音楽や食べ物・・・家族が住んでいるという人も多く、国境を接したアルゼンチンの影響は濃厚です。この間はタリハはボリビアでなく心はアルゼンチンなんだ、とオルガが熱弁をふるうので、モントリオールはフランスになりたくて独立運動をおこしていたし、タリハはアルゼンチンに入りたがるし・・・なんで私が住むところはいつも・・・?と大笑いしました。歴史的な経緯と相まって、どの場所にもそこに住む人々の思いがあり、興味深いです。

 日本への感情はとてもよく、美しくきちんとして、たくさんお金があってテクノロジーが発達しているいい国だといってくれます。
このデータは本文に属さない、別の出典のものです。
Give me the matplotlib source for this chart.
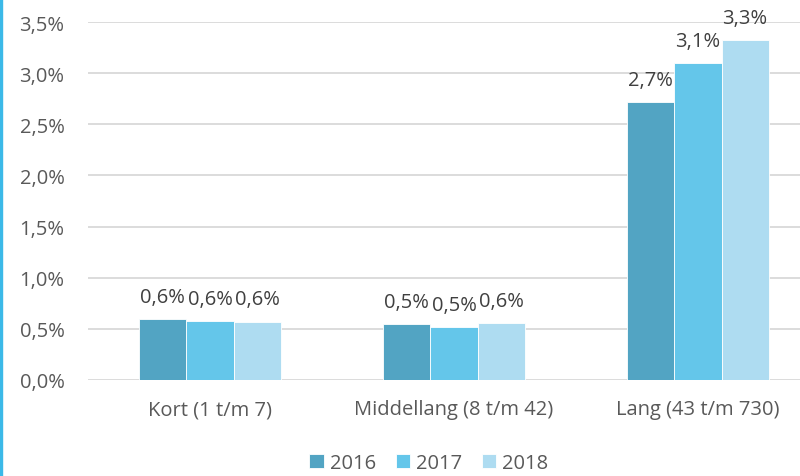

これは職場の人たちや日本と関わりのあった人たちだけでなく、携帯にチャージをしようと入った小さな店でも言われたりするから、一般的な印象のようです。中国製のものは安いけどすぐ壊れる、その点日本のものは長持ちして美しいから高いけど手に入れたい、でも最近あまり入ってこないんだ、と肩をすくめたりします。中国の人たちには申し訳ないけど、ちょっと嬉しかったり、鼻が高かったり。日本の技術者、職人さんに感謝です。日本を出たとたん日本人というアイデンティティを意識せざるを得なくなる、自分の感情もおもしろいことです。タリヘーニョを笑ってもいられない・・・

町を歩けば常に視線を感じ、Chinita,Chinita(サンタクルスではオキナワやサンファン移住地が近いためかJaponesaといわれることの方が多いのですが)と声をかけられるラテン・アメリカでは、様々な人種が闊歩する北アメリカやヨーロッパの大都会とはまた違った自意識を感じます。子供には笑顔で、若者相手には「ふんっ、若造が」と笑い飛ばし、握手を求めるおじさんには失礼にならならない程度に対応しつつ・・・珍しいアジア人として優遇されたり、注目されたりする利点を仕事に生かしていかねばと思います。

 ブドウとワインの町Valle de Concepation、グアラニーやマタコの人々がその文化を守って暮らすEntre Rios、Iscayachiをはじめとする数々の自然保護公園。これから行ってみたいところがたくさんです。外国人として外から見る目と、限られた時間だけれどもここタリハで暮らす者としての内からの視点を意識しながら、ボリビアを見つめていきたいと思います。